→ **WHAT TO PRODUCE**: Where the data below has the string "this", return the whole line.

→ **RECORD SET**:

▼▼▼

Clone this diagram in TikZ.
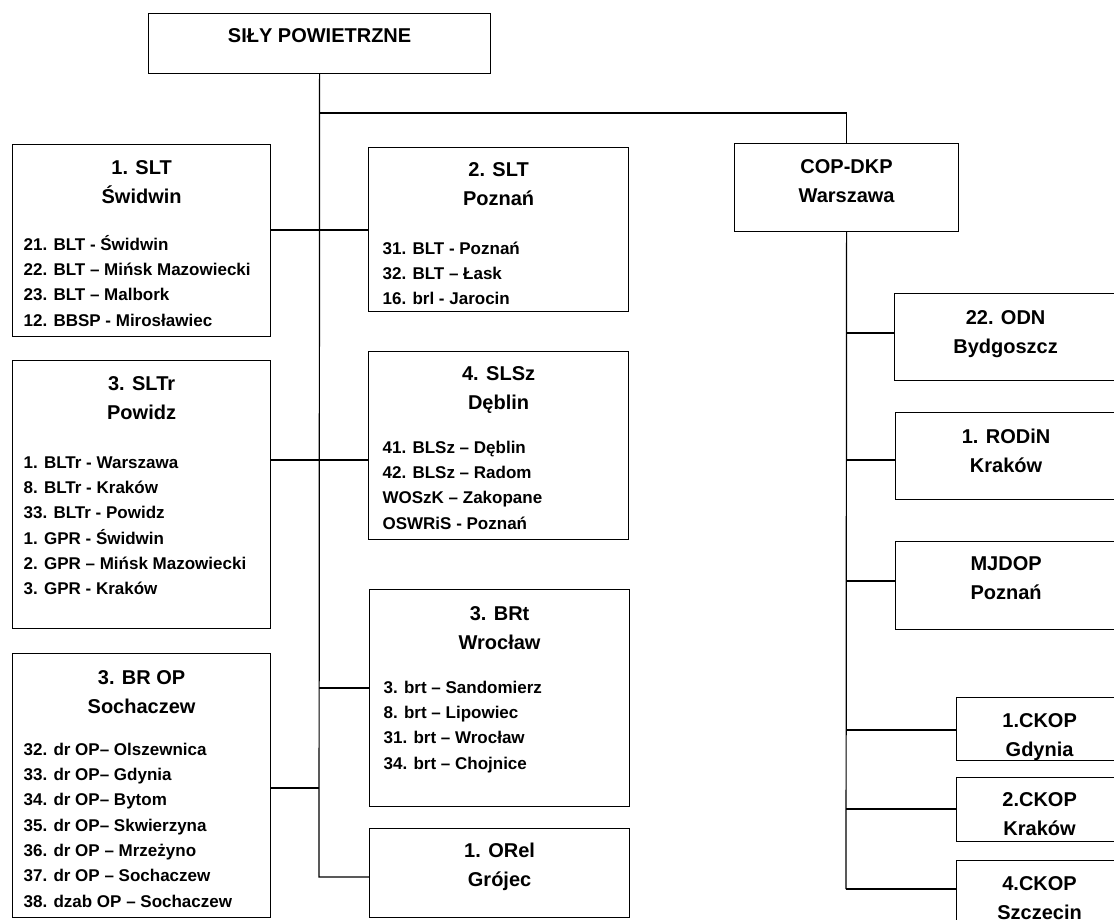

▲▲▲
▼▼▼

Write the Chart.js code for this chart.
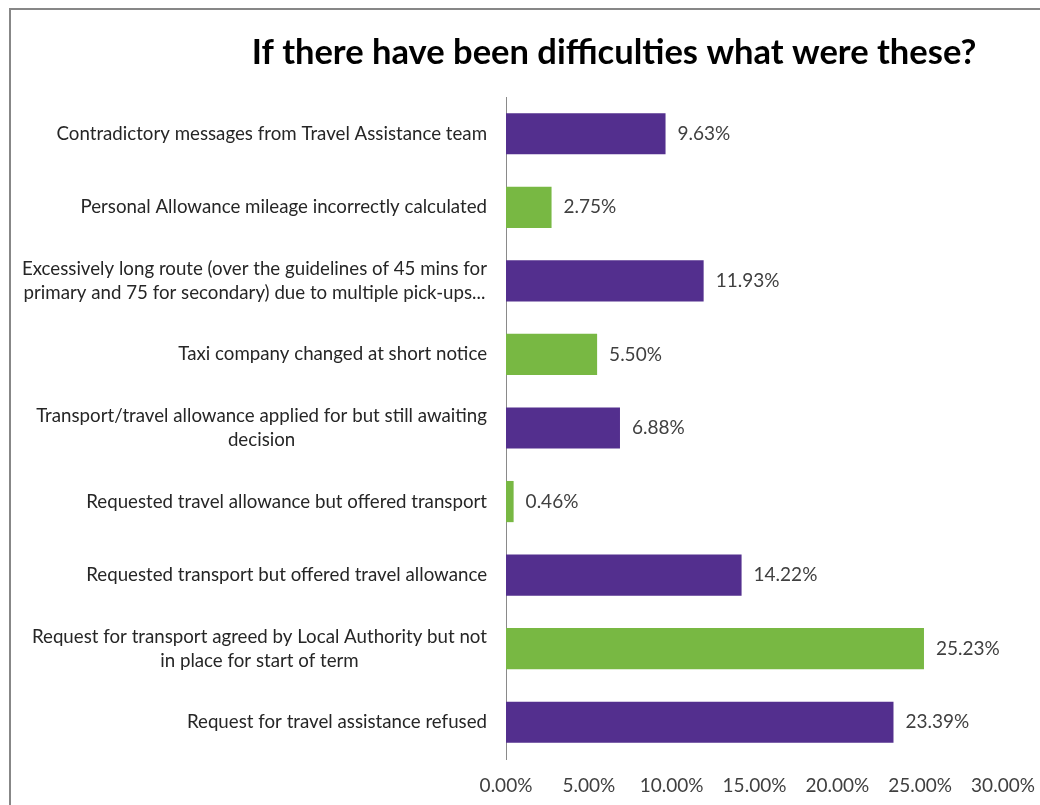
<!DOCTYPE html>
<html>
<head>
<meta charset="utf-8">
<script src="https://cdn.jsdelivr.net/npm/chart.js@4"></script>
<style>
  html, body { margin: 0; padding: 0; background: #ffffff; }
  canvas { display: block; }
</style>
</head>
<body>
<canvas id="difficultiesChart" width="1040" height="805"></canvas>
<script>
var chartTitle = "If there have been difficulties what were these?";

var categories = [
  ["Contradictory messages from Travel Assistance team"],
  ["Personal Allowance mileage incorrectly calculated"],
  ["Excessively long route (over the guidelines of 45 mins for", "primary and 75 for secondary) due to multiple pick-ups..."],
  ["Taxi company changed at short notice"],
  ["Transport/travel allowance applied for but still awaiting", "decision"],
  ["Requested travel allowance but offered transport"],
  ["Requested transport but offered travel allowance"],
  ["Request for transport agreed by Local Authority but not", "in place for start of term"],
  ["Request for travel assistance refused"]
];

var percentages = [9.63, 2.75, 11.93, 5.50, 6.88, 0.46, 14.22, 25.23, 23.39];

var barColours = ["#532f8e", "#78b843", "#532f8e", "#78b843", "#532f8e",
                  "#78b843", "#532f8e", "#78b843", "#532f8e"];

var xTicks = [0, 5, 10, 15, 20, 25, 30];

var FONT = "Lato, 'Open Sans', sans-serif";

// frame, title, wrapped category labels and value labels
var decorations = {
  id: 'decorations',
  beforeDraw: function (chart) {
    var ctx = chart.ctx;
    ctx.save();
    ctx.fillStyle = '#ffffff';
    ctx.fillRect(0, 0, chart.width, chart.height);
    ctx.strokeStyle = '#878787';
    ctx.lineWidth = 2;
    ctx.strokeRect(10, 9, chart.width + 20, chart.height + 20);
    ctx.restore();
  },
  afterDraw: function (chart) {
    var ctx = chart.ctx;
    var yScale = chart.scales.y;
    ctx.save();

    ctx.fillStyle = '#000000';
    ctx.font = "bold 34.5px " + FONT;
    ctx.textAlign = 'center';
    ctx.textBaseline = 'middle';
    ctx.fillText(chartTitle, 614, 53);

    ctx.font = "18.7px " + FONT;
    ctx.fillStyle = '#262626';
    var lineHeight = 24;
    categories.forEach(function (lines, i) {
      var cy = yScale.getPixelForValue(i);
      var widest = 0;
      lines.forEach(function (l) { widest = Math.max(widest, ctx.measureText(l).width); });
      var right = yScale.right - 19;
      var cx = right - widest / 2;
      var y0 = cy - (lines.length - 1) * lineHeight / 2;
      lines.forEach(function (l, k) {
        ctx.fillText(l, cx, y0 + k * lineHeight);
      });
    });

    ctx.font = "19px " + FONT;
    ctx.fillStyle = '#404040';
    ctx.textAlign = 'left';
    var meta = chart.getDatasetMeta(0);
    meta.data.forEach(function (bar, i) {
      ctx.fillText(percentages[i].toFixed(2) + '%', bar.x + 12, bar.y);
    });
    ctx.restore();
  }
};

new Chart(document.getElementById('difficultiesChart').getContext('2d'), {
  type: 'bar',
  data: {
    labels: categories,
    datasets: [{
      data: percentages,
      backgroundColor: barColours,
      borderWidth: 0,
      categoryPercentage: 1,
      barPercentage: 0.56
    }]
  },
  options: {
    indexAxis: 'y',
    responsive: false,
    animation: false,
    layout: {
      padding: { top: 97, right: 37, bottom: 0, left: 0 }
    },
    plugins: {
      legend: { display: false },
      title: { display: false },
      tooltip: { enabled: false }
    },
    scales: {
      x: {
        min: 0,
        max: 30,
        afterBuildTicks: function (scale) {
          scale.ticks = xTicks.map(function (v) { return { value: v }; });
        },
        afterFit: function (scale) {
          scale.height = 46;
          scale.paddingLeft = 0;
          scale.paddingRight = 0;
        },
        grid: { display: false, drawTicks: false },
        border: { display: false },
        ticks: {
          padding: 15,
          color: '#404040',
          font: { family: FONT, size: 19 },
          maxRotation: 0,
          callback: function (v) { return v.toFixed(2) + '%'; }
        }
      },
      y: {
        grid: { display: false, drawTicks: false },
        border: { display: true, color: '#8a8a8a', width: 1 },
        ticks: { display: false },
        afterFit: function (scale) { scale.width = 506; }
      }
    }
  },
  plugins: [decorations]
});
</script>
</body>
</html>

▲▲▲

→ **WRITTEN RESPONSE**:
Clone this diagram in TikZ.
Write the Chart.js code for this chart.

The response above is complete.